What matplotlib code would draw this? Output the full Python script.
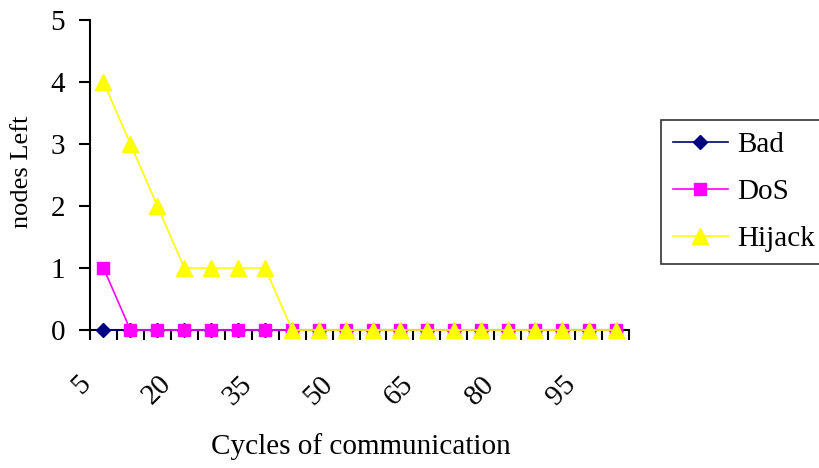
import numpy as np
import matplotlib
matplotlib.use("Agg")
import matplotlib.pyplot as plt
from matplotlib.transforms import ScaledTranslation

cycles = [5, 10, 15, 20, 25, 30, 35, 40, 45, 50, 55, 60, 65, 70, 75, 80, 85, 90, 95, 100]
bad = [0, 0, 0, 0, 0, 0, 0, 0, 0, 0, 0, 0, 0, 0, 0, 0, 0, 0, 0, 0]
dos = [1, 0, 0, 0, 0, 0, 0, 0, 0, 0, 0, 0, 0, 0, 0, 0, 0, 0, 0, 0]
hijack = [4, 3, 2, 1, 1, 1, 1, 0, 0, 0, 0, 0, 0, 0, 0, 0, 0, 0, 0, 0]
series_names = ["Bad", "DoS", "Hijack"]

plt.rcParams['font.family'] = ['Liberation Serif', 'DejaVu Serif']

W, H = 819, 468
fig = plt.figure(figsize=(W / 100, H / 100), dpi=100)
ax = fig.add_axes([90 / W, 1 - 330 / H, (629 - 90) / W, (330 - 20) / H])

x = np.arange(len(cycles))
lw = 1.2
ax.plot(x, bad, color='#000080', marker='D', markersize=7, lw=lw, label=series_names[0], clip_on=False, zorder=3)
ax.plot(x, dos, color='#FF00FF', marker='s', markersize=9, lw=lw, label=series_names[1], clip_on=False, zorder=4)
ax.plot(x, hijack, color='#FFFF00', marker='^', markersize=11, lw=lw, label=series_names[2], clip_on=False, zorder=5)

ax.set_xlim(-0.5, len(cycles) - 0.5)
ax.set_ylim(0, 5)
ax.spines['top'].set_visible(False)
ax.spines['right'].set_visible(False)
for s in ['left', 'bottom']:
    ax.spines[s].set_linewidth(1.5)
    ax.spines[s].set_color('black')

ax.set_xticks(np.arange(len(cycles) + 1) - 0.5)
ax.set_xticklabels([])
ax.tick_params(axis='x', which='major', direction='out', length=7, width=1.5)
lab_pos = x[::3]
ax.set_xticks(lab_pos, minor=True)
ax.set_xticklabels([str(c) for c in cycles[::3]], minor=True, fontsize=21)
ax.tick_params(axis='x', which='minor', length=0, pad=36)
off = ScaledTranslation(-17 / 100, 0, fig.dpi_scale_trans)
for t in ax.get_xticklabels(minor=True):
    t.set_rotation(45)
    t.set_rotation_mode('anchor')
    t.set_ha('right')
    t.set_va('center')
    t.set_transform(t.get_transform() + off)

ax.set_yticks(range(0, 6))
ax.tick_params(axis='y', direction='out', length=8, width=1.5, labelsize=21, pad=10)

fig.text(361 / W, 1 - 447 / H, "Cycles of communication", ha='center', va='center', fontsize=21)
fig.text(22 / W, 1 - 172 / H, "nodes Left", ha='center', va='center', rotation=90, fontsize=19)

leg = fig.legend(loc='center left', bbox_to_anchor=(661 / W, 1 - 192 / H), fontsize=21,
                 frameon=True, fancybox=False, edgecolor='black', handlelength=1.9,
                 borderpad=0.4, labelspacing=0.7, handletextpad=0.3, borderaxespad=0)
leg.get_frame().set_linewidth(1.2)

fig.savefig("out.png", dpi=100)
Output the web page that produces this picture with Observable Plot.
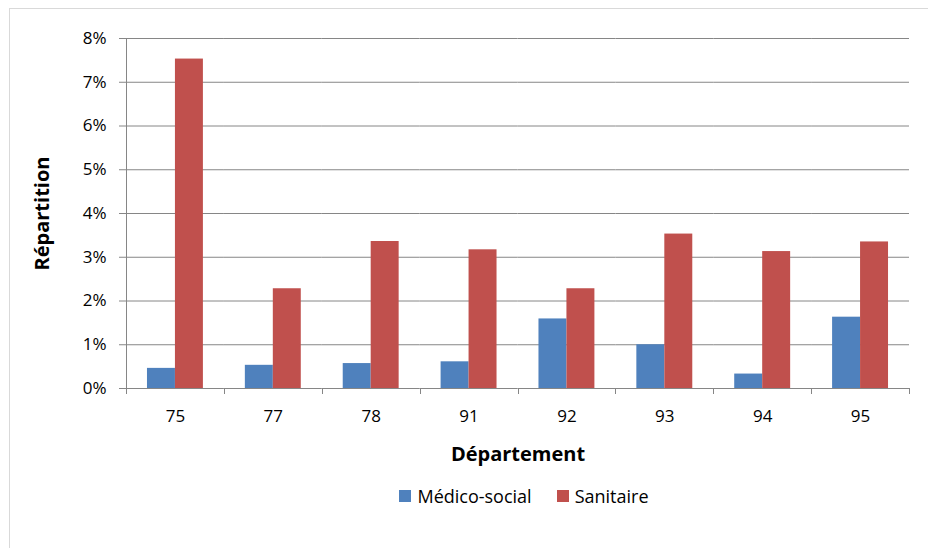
#####
EXERCISE OBJECTIVE: Omit each picture, then return all of the listing exactly as it stands.

THE SOLUTION:
What matplotlib code would draw this? Output the full Python script.
import numpy as np
import matplotlib
matplotlib.use("Agg")
import matplotlib.pyplot as plt
from matplotlib.transforms import ScaledTranslation

cycles = [5, 10, 15, 20, 25, 30, 35, 40, 45, 50, 55, 60, 65, 70, 75, 80, 85, 90, 95, 100]
bad = [0, 0, 0, 0, 0, 0, 0, 0, 0, 0, 0, 0, 0, 0, 0, 0, 0, 0, 0, 0]
dos = [1, 0, 0, 0, 0, 0, 0, 0, 0, 0, 0, 0, 0, 0, 0, 0, 0, 0, 0, 0]
hijack = [4, 3, 2, 1, 1, 1, 1, 0, 0, 0, 0, 0, 0, 0, 0, 0, 0, 0, 0, 0]
series_names = ["Bad", "DoS", "Hijack"]

plt.rcParams['font.family'] = ['Liberation Serif', 'DejaVu Serif']

W, H = 819, 468
fig = plt.figure(figsize=(W / 100, H / 100), dpi=100)
ax = fig.add_axes([90 / W, 1 - 330 / H, (629 - 90) / W, (330 - 20) / H])

x = np.arange(len(cycles))
lw = 1.2
ax.plot(x, bad, color='#000080', marker='D', markersize=7, lw=lw, label=series_names[0], clip_on=False, zorder=3)
ax.plot(x, dos, color='#FF00FF', marker='s', markersize=9, lw=lw, label=series_names[1], clip_on=False, zorder=4)
ax.plot(x, hijack, color='#FFFF00', marker='^', markersize=11, lw=lw, label=series_names[2], clip_on=False, zorder=5)

ax.set_xlim(-0.5, len(cycles) - 0.5)
ax.set_ylim(0, 5)
ax.spines['top'].set_visible(False)
ax.spines['right'].set_visible(False)
for s in ['left', 'bottom']:
    ax.spines[s].set_linewidth(1.5)
    ax.spines[s].set_color('black')

ax.set_xticks(np.arange(len(cycles) + 1) - 0.5)
ax.set_xticklabels([])
ax.tick_params(axis='x', which='major', direction='out', length=7, width=1.5)
lab_pos = x[::3]
ax.set_xticks(lab_pos, minor=True)
ax.set_xticklabels([str(c) for c in cycles[::3]], minor=True, fontsize=21)
ax.tick_params(axis='x', which='minor', length=0, pad=36)
off = ScaledTranslation(-17 / 100, 0, fig.dpi_scale_trans)
for t in ax.get_xticklabels(minor=True):
    t.set_rotation(45)
    t.set_rotation_mode('anchor')
    t.set_ha('right')
    t.set_va('center')
    t.set_transform(t.get_transform() + off)

ax.set_yticks(range(0, 6))
ax.tick_params(axis='y', direction='out', length=8, width=1.5, labelsize=21, pad=10)

fig.text(361 / W, 1 - 447 / H, "Cycles of communication", ha='center', va='center', fontsize=21)
fig.text(22 / W, 1 - 172 / H, "nodes Left", ha='center', va='center', rotation=90, fontsize=19)

leg = fig.legend(loc='center left', bbox_to_anchor=(661 / W, 1 - 192 / H), fontsize=21,
                 frameon=True, fancybox=False, edgecolor='black', handlelength=1.9,
                 borderpad=0.4, labelspacing=0.7, handletextpad=0.3, borderaxespad=0)
leg.get_frame().set_linewidth(1.2)

fig.savefig("out.png", dpi=100)
Output the web page that produces this picture with Observable Plot.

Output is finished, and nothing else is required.